Form factor fragmentation accelerates this dynamic. Smart rings, biosensor patches, health-tracking earbuds, and continuous glucose monitors each capture different slices of the body’s data stream. Comparing a ring to a smartwatch on spec sheets becomes increasingly meaningless when each device targets a different use case, wear pattern, and user profile. The wearable health market isn’t consolidating around one winner — it’s splitting into specialized categories where software intelligence, not sensor novelty, determines loyalty.
Oura’s iterative upgrade strategy mirrors what Apple and Samsung learned about the smartphone ceiling years ago.

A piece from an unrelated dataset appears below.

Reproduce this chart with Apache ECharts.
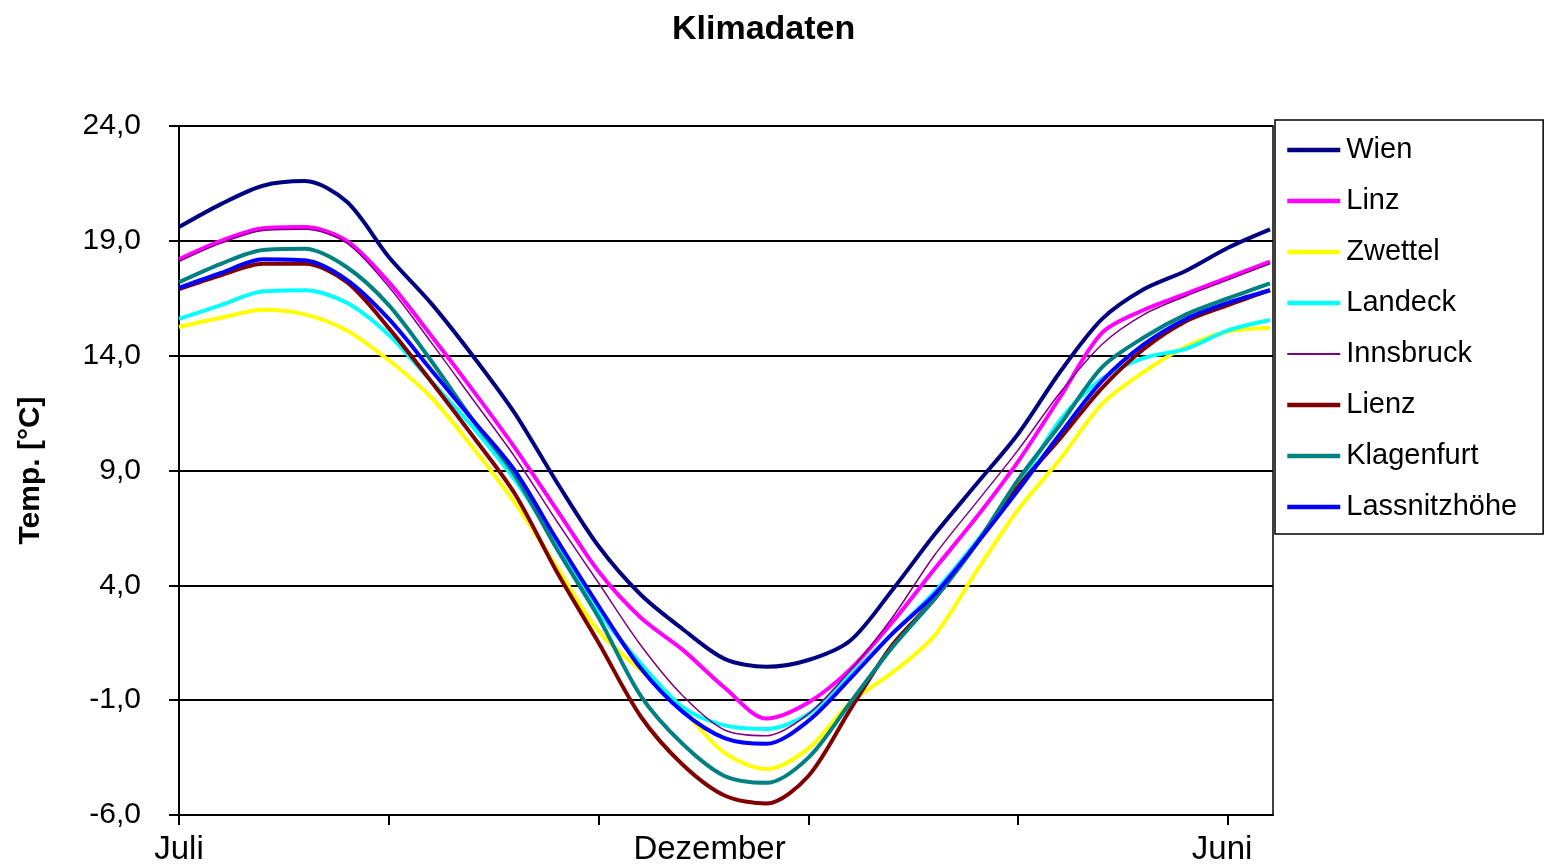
<!DOCTYPE html>
<html>
<head>
<meta charset="utf-8">
<title>Klimadaten</title>
<script src="https://cdn.jsdelivr.net/npm/echarts@6/dist/echarts.min.js"></script>
<style>
  html, body { margin: 0; padding: 0; background: #fff; }
  #myChart { width: 1545px; height: 866px; }
</style>
</head>
<body>
<div id="myChart"></div>
<script>
// day of year counted from 1 July
const days = [0, 14, 28, 42, 56, 70, 84, 98, 112, 126, 140, 154, 168, 182, 196, 210, 224, 238, 252, 266, 280, 294, 308, 322, 336, 350, 364];

const wien       = [19.6, 20.6, 21.4, 21.6, 20.7, 18.3, 16.3, 14.0, 11.5, 8.5, 5.7, 3.6, 2.1, 0.8, 0.45, 0.75, 1.6, 3.8, 6.2, 8.4, 10.6, 13.3, 15.6, 16.9, 17.7, 18.7, 19.5];
const linz       = [18.2, 19.0, 19.55, 19.6, 19.0, 17.2, 14.9, 12.5, 10.0, 7.3, 4.6, 2.6, 1.2, -0.45, -1.8, -1.1, 0.35, 2.4, 4.7, 6.95, 9.4, 12.2, 15.0, 16.0, 16.7, 17.4, 18.1];
const zwettel    = [15.25, 15.65, 16.0, 15.8, 15.1, 13.8, 12.2, 10.0, 7.6, 4.8, 2.0, 0.3, -1.4, -3.3, -4.0, -3.1, -1.1, 0.2, 1.8, 4.6, 7.3, 9.5, 11.9, 13.3, 14.4, 15.05, 15.2];
const landeck    = [15.6, 16.2, 16.8, 16.85, 16.3, 14.9, 12.9, 10.9, 8.6, 5.8, 2.85, 0.6, -1.3, -2.1, -2.25, -1.6, 0.1, 1.9, 3.7, 5.9, 8.3, 11.2, 13.0, 13.9, 14.3, 15.1, 15.55];
const innsbruck  = [18.1, 18.9, 19.45, 19.5, 18.9, 17.0, 14.6, 12.1, 9.6, 6.8, 4.1, 1.4, -0.8, -2.3, -2.55, -1.6, 0.3, 2.6, 5.3, 7.6, 9.9, 12.4, 14.5, 15.8, 16.6, 17.3, 18.0];
const lienz      = [16.9, 17.5, 18.0, 18.0, 17.2, 15.2, 12.9, 10.5, 8.0, 4.6, 1.5, -1.7, -3.8, -5.15, -5.5, -4.3, -1.4, 1.4, 3.4, 5.8, 8.3, 10.4, 12.6, 14.3, 15.5, 16.2, 16.85];
const klagenfurt = [17.2, 18.0, 18.6, 18.65, 17.85, 16.2, 13.8, 11.2, 8.8, 5.6, 2.6, -0.8, -2.9, -4.3, -4.6, -3.5, -1.1, 1.3, 3.4, 5.8, 8.6, 11.0, 13.5, 14.8, 15.8, 16.5, 17.15];
const lassnitz   = [16.95, 17.6, 18.2, 18.15, 17.3, 15.6, 13.4, 11.2, 9.0, 6.0, 3.1, 0.4, -1.5, -2.65, -2.9, -1.9, -0.05, 1.9, 3.6, 5.8, 8.15, 10.6, 12.9, 14.5, 15.6, 16.3, 16.85];

const tickDays = [0, 70, 140, 210, 280, 350];
const labelDays = [0, 177, 348];
const monthLabels = ['Juli', 'Dezember', 'Juni'];

var chartDom = document.getElementById('myChart');
var myChart = echarts.init(chartDom);
var option;

const font = "'Liberation Sans', Arial, sans-serif";

const stations = [
    { name: 'Wien', values: wien, color: '#000080', width: 4 },
    { name: 'Linz', values: linz, color: '#FF00FF', width: 4 },
    { name: 'Zwettel', values: zwettel, color: '#FFFF00', width: 4 },
    { name: 'Landeck', values: landeck, color: '#00FFFF', width: 4 },
    { name: 'Innsbruck', values: innsbruck, color: '#800080', width: 1.5 },
    { name: 'Lienz', values: lienz, color: '#800000', width: 4 },
    { name: 'Klagenfurt', values: klagenfurt, color: '#008080', width: 4 },
    { name: 'Lassnitzhöhe', values: lassnitz, color: '#0000FF', width: 4 }
];

option = {
    animation: false,
    backgroundColor: '#fff',
    title: {
        text: 'Klimadaten',
        left: 667,
        top: 8,
        textStyle: { fontFamily: font, fontSize: 34, fontWeight: 'bold', color: '#000' }
    },
    legend: {
        orient: 'vertical',
        left: 1275,
        top: 120,
        padding: [15, 26, 12, 10],
        borderColor: '#000',
        borderWidth: 1.5,
        itemWidth: 53,
        itemHeight: 10,
        itemGap: 21,
        itemStyle: { opacity: 0, borderWidth: 0 },
        textStyle: { fontFamily: font, fontSize: 29, lineHeight: 30, color: '#000', padding: [0, 0, 0, 1] },
        data: stations.map(s => ({
            name: s.name,
            lineStyle: { color: s.color, width: s.width < 2 ? 2 : 4.5 }
        }))
    },
    grid: {
        left: 179,
        right: 272,
        top: 126,
        bottom: 51,
        show: true,
        borderColor: '#000',
        borderWidth: 1.5
    },
    xAxis: {
        type: 'value',
        min: 0,
        max: 365,
        axisLine: { onZero: false, lineStyle: { color: '#000', width: 2 } },
        axisTick: { customValues: tickDays, length: 10, lineStyle: { color: '#000', width: 2 } },
        splitLine: { show: false },
        axisLabel: {
            customValues: labelDays,
            margin: 18,
            fontFamily: font,
            fontSize: 33,
            color: '#000',
            formatter: function (v) {
                const i = labelDays.indexOf(v);
                return i >= 0 ? monthLabels[i] : '';
            }
        }
    },
    yAxis: {
        type: 'value',
        min: -6,
        max: 24,
        interval: 5,
        name: 'Temp. [°C]',
        nameLocation: 'middle',
        nameRotate: 90,
        nameGap: 133,
        nameTextStyle: { fontFamily: font, fontSize: 30, fontWeight: 'bold', color: '#000' },
        axisLine: { show: true, lineStyle: { color: '#000', width: 2 } },
        axisTick: { show: true, length: 10, lineStyle: { color: '#000', width: 2 } },
        splitLine: { lineStyle: { color: '#000', width: 2 } },
        axisLabel: {
            margin: 38,
            fontFamily: font,
            fontSize: 30,
            color: '#000',
            formatter: function (v) { return v.toFixed(1).replace('.', ','); }
        }
    },
    series: stations.map(s => ({
        name: s.name,
        type: 'line',
        symbol: 'none',
        smooth: 0.3,
        color: s.color,
        lineStyle: { color: s.color, width: s.width },
        data: days.map((d, i) => [d, s.values[i]])
    }))
};

option && myChart.setOption(option);
</script>
</body>
</html>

When hardware improvements become incremental, the narrative shifts to ecosystem depth, AI personalization, and subscription value. Oura’s monthly membership model — required to unlock the full insight layer — places it squarely in that playbook. The ring is the entry point. The platform is the product.
For consumers evaluating personal health technology, the Oura Ring 5 is a useful benchmark precisely because it doesn’t oversell. It demonstrates that wearable fitness tracking and sleep monitoring have matured past the point where adding another sensor moves the needle. The next leap in health wearables won’t come from a new measurement. It will come from a smarter answer to the question every metric eventually raises: so what do I do about it?